Everything has been thrown at her but the kitchen sink. The House of Representatives has voted to impeach her and bring her case to the Senate for trial, the outcome of which could be iffy.
And so Solicitor General Jose Calida came out of left field by filing a quo warranto motion with the Supreme Court (now without Sereno who is on leave) that could nullify her appointment six years ago in 2012. Which leaves many asking: If Sereno is a high government official with credentials and is being impeached, what is there to nullify? And if her appointment is nullified, who is there to impeach? Oxymoronic?
So gather more ammunition while ye may. Bring the shrinks to the House hearing to rat against her and disclose to the public the results of the psychological tests required by the Judicial and Bar Council, the scrutiny of which, by the way, she had passed. (In last week’s column I wrote about the unethical disclosures and the Psychological Association of the Philippines’ statement.) Sereno went on to become an associate justice of the Supreme Court; she was eventually appointed to its highest post by then President Benigno Aquino III.
The Solgen’s quo warranto motion seeks to nullify her appointment six years ago, with the prescription period conveniently set to have begun only on the date that her qualifying papers were discovered (that is, recently) to be incomplete. Huh!
It all stems from her alleged nonfiling of her statements of assets, liabilities and net worth when she taught at the University of the Philippines. An impeachable offense?
The quo warranto motion and the din from the peanut gallery are supposed to give her an easier way down. But, no way, next option, please.
Get the Supreme Court employees and even judges to rally against her. Feigning concern for her, the clutch of red-clad “Sereno Resign” employees say in so many words that she should do herself a favor by not going through the indignity of being pulled down from her perch. The message: We do not like you, you are unpopular. Are we now watching a popularity contest?

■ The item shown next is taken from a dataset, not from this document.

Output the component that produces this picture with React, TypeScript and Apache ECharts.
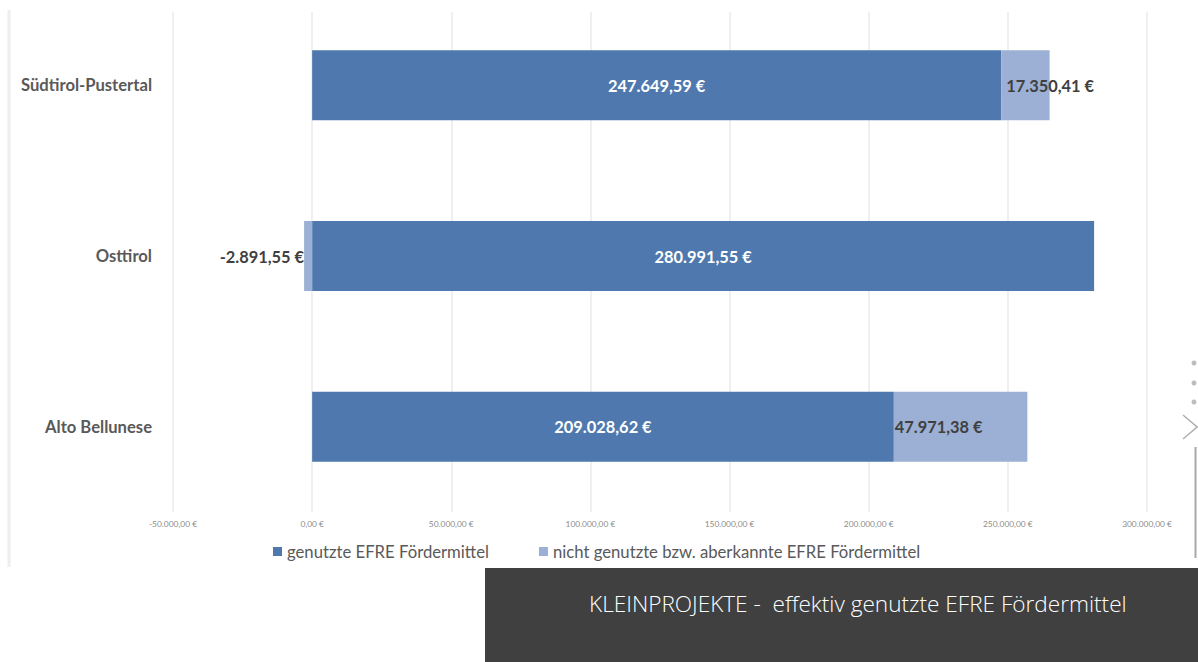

Even those unschooled in technical legalities can smell something malodorous. To quote the late human rights lawyer and senator Joker Arroyo on the legal maneuvers of the dictatorship in the days of martial rule and on other such moves: “Like a herring lying in the moonlight, it shines and it stinks.”
The woman wants to fight back. “I will not resign,” Sereno declared in various gatherings—organized mostly by purple-clad militant women’s groups this International Women’s Month—to which she has been invited to speak her mind.
Why not? Because, she said, what is being done to her, a chief justice, could be done again and again. Woe to those with weak nerves.
All Sereno and her supporters want is for her to have her day in court. She is raring to face her accusers. Former chief justice Hilario Davide has come out strongly to defend her right to do so.
In her Q&A with Inquirer Lifestyle’s Eric Caruncho published two Sundays ago, Sereno spoke about growing up in Kamuning, Quezon City, and how she got enrolled at the expensive Ateneo University under a college scholarship program. (She went to UP for her law degree and graduated at the top of her class.) She referred to herself as “Batang Kamuning,” using street lingo for a kid toughened by his or her environment (as in “Batang City Jail” or “Batang Tondo). Kamuning is not exactly a tough neighborhood, but it is not a gated enclave either.
We citizens now find ourselves in a legal wilderness where might is right. Like a cackle (how scientists call it) of salivating hyenas closing in, Sereno’s adversaries might yet find out how a stricken lioness can spring back and fight to the death.